D’accord, on l’a tous fait. Mais Hubert est devenu expert en la matière. Entouré de cinéphiles dans sa vie sociale, et marié à une critique de cinéma, il se sent obligé, depuis plus de 20 ans, de prétendre avoir vu tous les films de Jean-Luc Godard. Auprès des néophytes, il passe même pour un spécialiste. Manque de bol, depuis le décès du cinéaste, il doit enchaîner les interviews.
Dont la nôtre.
Bonjour Hubert, comment vous sentez-vous depuis le décès de votre cinéaste préféré, Jean-Luc Godard ?
Pas terrible. J’ai essayé de revoir en vitesse les bandes-annonces de tous ses films, mais même là, j’arrive pas au bout.
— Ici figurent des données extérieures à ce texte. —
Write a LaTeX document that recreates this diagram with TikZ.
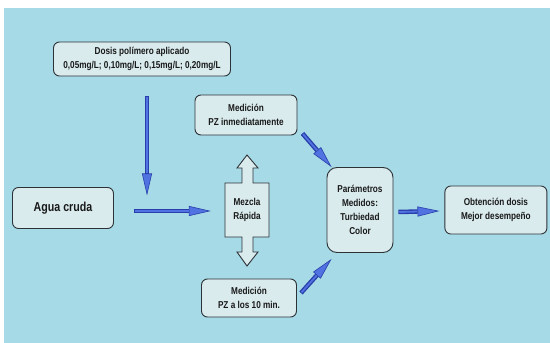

Comment faites-vous pour briller en société lors des dîner mondains, alors ?
Je me retape les scènes les plus célèbres de ses films et, généralement, ça suffit. Et puis, répéter en boucle « Qu’est-ce que je peux faire ? Y’a rien à faire ! » C’est pas très compliqué. Le bon côté de Godard, c’est que les dialogues sont souvent très cons et faciles à retenir. Exemple : « Et mes bras tu les aimes ? Et mes yeux tu les aimes ? Et mes fesses tu les aimes ? »
Pratique, quoi.
Ah oui, pas mal. D’autres astuces pour faire semblant ?
Bien sûr. Vous pouvez inventer une fausse anecdote autour de Jean-Luc Godard. Moi, par exemple, je prétends l’avoir croisé à Cannes et avoir échangé avec lui. J’invente une question alambiquée sur le cinéma, je compile plusieurs mots savants du dictionnaire de l’Académie Française, je les agence au hasard dans une phrase, et ça marche à tous les coups.
Super ! D’autres idées ?
Je fais aussi semblant d’avoir compris l’un de ses films récents qui se veut expérimental. Je prends un passage au hasard dans Le Masque et la plume, un paragraphe au pif dans Les Cahiers du cinéma, et je récite. Les gens n’y voient que du feu.
Ah ? Et ça marche avec tout le monde ?
A part les universitaires. Ceux-là, je les évite comme la peste.
Parce qu’ils savent de quoi ils parlent ?
Non, parce qu’ils sont encore plus chinants que de se taper les films pour de vrai.